The performance “was driven by Search and YouTube, as consumer and business activity recovered from earlier in the year,” Ruth Porat, chief financial officer of Alphabet and Google, said.

YouTube ad revenue jumped 46 per cent to US$6.9 billion. Wall Street was looking for US$6.2 billion. Search and other related businesses generated revenue of US$31.9 billion, up 17 per cent from a year earlier.

Dan Morgan, a portfolio manager at Synovus Trust Company, said the results show Alphabet is capable “of delivering strong profit growth despite their behemoth girth.”

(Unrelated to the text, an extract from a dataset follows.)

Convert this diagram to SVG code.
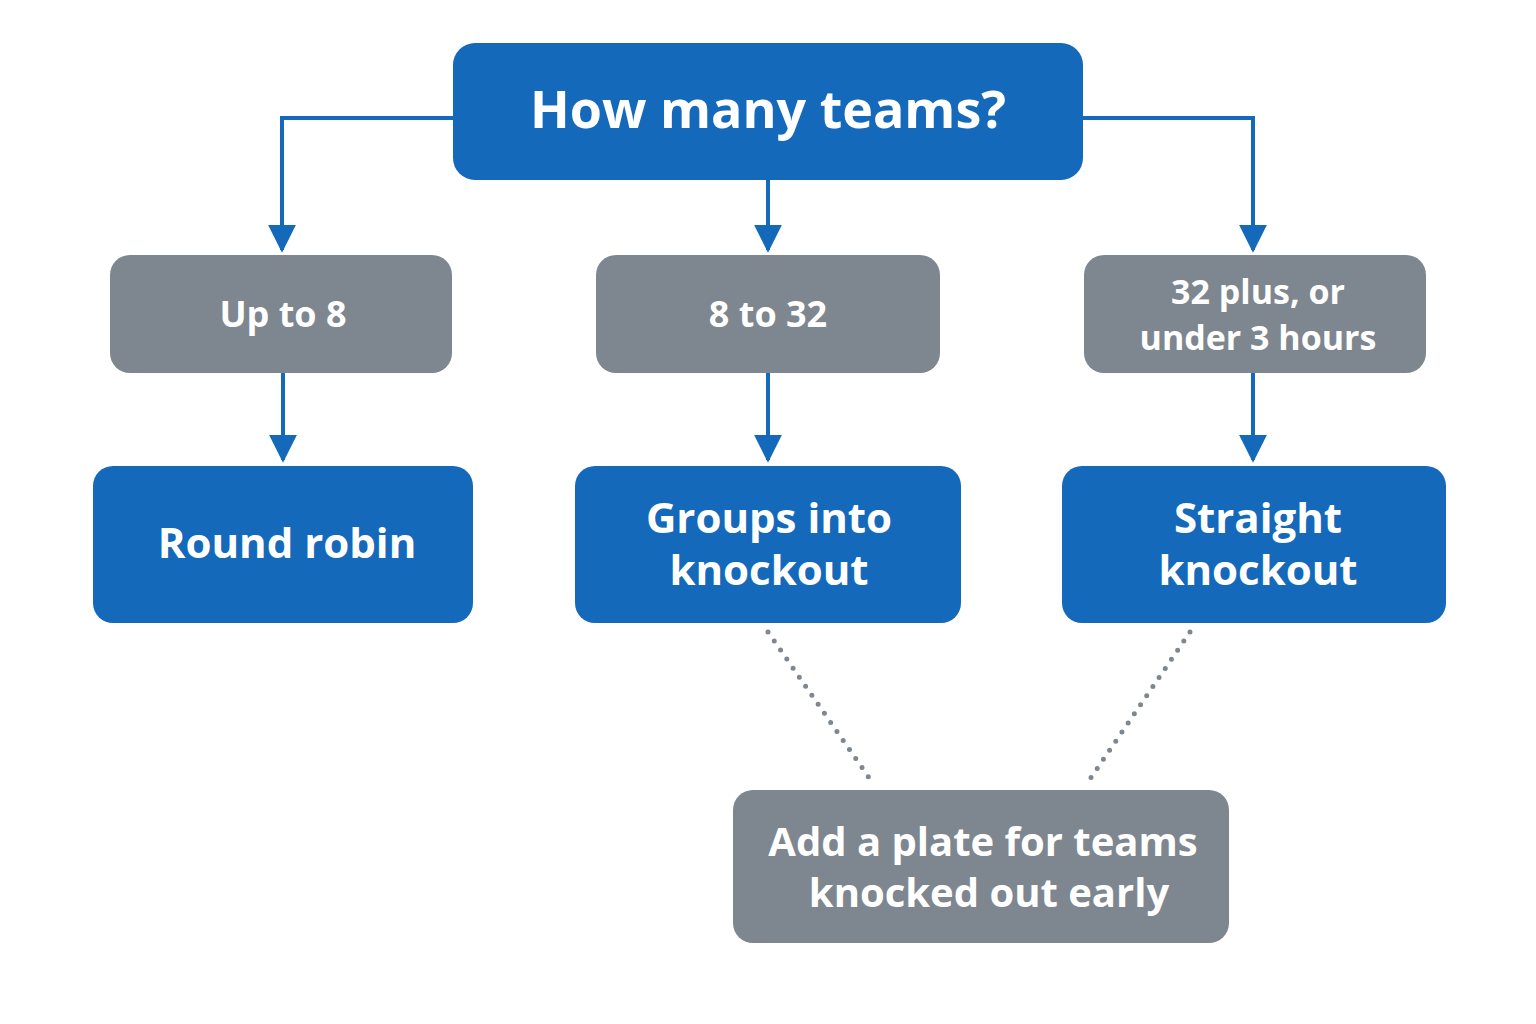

Last week, Facebook Inc. reported surging revenue growth after online shopping boosted the digital ads market. That spurred additional gains in Alphabet shares, which have climbed more than 10 per cent so far this year.

Alphabet Chief Executive Officer Sundar Pichai is trying to rely less on Google’s main search advertising business, and he has been focusing on cloud computing as a way to diversify. The company trails Amazon.com Inc. and Microsoft Corp. in this market, where computing power, data storage and software services are rented over the internet.

 “The past year also accelerated the shift to cloud, and adoption of online services,” Pichai said on a conference call with analysts. “This has profound implications for all companies and consumers and we’re pleased that so many trust us to help make this transition.”

Google said the cloud division had an operating loss of US$1.24 billion in the fourth quarter. Analysts keenly awaited this new metric and some were expecting an operating profit.

Net income was US$15.2 billion, or US$22.30 a share, in the fourth quarter, compared with US$10.7 billion, or US$15.35 a share, a year earlier.